Novel Ways to Flex: Pearls for Men
The last brand in our luxury roundup is Mikimoto, whose “Love Letter to the Sea” campaign positions pearls as a natural, sustainable gemstone from the sea whose culture benefits the environment. The most novel thing was Mikimoto’s male-dominated ads, which showed famous men wearing pearls. One pearl-clad Mikimoto model, designer Marc Jacobs, called his ever-present strand of white pearls his good luck charm.
“In the United States and Europe, male celebrities are picking up pearls,” said Yugo Tsukikawa, Mikimoto’s marketing and product strategy director. He added, “If you walk around Tokyo, you’ll see men wearing strands of pearls every day.” Part of a movement toward gender-neutral design that transcends the luxury segment, this type of shift is commonplace in fashion, says consumer psychologist Chris Gray. “Our founding fathers wore wigs and tights,” Gray joked. ”These social constructs, especially with masculinity and feminity, are always shifting.”

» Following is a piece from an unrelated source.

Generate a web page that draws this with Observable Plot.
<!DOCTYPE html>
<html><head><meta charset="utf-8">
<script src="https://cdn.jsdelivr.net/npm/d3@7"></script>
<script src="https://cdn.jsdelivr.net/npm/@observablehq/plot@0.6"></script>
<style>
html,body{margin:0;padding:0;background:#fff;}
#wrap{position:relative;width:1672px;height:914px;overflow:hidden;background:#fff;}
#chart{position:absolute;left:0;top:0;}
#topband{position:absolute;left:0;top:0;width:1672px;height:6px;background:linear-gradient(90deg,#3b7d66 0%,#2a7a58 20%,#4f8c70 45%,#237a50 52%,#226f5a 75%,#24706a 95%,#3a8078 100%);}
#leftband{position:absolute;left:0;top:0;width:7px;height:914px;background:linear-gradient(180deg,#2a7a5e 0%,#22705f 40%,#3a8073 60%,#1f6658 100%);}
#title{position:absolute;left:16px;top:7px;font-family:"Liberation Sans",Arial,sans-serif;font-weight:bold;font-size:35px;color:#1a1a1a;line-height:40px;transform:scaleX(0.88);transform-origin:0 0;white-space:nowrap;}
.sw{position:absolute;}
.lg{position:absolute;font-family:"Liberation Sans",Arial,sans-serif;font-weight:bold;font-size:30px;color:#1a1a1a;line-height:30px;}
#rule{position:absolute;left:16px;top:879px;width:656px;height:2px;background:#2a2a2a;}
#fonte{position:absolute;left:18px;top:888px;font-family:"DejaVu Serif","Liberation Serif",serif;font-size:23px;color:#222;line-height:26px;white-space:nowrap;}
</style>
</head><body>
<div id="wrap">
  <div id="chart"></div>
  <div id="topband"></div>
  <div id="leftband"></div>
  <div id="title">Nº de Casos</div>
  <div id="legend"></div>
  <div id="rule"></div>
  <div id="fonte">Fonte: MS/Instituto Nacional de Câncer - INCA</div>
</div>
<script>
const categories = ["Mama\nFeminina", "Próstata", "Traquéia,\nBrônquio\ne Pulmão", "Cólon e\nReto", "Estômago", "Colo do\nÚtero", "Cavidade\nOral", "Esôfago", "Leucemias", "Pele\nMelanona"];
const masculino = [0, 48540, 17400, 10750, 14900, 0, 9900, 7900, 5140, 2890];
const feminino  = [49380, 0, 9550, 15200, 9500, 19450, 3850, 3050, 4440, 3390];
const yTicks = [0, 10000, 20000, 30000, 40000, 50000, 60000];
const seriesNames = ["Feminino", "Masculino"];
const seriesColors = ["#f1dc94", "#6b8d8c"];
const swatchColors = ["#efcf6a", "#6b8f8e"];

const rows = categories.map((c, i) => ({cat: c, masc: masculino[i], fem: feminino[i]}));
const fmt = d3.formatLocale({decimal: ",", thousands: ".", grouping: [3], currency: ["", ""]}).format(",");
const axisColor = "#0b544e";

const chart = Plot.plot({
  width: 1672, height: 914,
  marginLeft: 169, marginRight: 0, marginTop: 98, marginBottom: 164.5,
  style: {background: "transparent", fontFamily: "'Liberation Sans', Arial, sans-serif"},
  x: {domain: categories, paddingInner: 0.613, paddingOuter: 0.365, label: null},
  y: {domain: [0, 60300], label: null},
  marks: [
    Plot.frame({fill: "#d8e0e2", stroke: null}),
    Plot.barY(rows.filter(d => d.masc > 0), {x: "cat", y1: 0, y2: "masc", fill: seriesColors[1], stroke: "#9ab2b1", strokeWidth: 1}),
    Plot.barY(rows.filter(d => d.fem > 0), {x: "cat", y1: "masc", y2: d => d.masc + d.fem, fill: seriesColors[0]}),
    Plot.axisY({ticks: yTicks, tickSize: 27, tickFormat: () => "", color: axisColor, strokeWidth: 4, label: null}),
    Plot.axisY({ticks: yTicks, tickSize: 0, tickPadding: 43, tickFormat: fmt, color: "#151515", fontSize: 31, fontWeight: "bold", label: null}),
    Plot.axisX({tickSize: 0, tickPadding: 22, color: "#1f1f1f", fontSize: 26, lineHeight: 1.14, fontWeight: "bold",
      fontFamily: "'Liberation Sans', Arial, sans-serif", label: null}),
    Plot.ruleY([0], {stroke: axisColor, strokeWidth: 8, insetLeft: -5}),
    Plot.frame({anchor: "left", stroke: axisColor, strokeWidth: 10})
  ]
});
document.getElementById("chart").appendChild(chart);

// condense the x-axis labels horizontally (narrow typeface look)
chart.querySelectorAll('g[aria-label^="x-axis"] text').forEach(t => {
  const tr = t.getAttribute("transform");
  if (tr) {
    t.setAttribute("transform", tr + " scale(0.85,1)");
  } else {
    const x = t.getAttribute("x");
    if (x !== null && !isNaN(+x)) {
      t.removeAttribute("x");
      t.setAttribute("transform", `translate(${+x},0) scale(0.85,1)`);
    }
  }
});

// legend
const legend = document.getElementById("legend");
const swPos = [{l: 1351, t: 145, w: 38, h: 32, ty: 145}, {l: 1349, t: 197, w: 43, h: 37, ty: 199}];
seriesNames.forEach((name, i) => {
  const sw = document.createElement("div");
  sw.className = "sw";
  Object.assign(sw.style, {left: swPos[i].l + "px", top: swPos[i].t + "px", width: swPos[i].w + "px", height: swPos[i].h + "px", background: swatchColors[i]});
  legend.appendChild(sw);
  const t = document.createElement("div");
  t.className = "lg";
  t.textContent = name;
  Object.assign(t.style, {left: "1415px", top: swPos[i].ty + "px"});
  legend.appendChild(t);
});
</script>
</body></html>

Breaking Down Barriers in Luxury
Harry Styles, A$AP Rocky, Pharrell Williams, Elton John, the Jonas Brothers, Timothée Chalamet, and Tyler the Creator have been sporting the strands, and Garrett Wilson shook up the 2022 NFL draft when he was recruited by the NY Jets sporting a three-tiered pearl necklace. “Men wearing pearls isn’t a fad; it’s an example of how the jewelry world is finally opening up to genderless style,” wrote Highsnobiety’s culture editor, Lia McGarrigle. “In a few years, pearl necklaces are about to be as commonplace as chains are for men,” she added.
In Conclusion
Emotional, novel, and intentional luxury are trending. Quality and exclusivity are not enough – this era in luxury is all about “valuing uniqueness over status,” as Bain & Company’s EMEA Luxury Goods and Fashion leader Federica Levato put it. As the luxury landscape evolves, the burden is on brands to embrace innovation, offer novel experiences that extend beyond the transactional to foster emotional connections.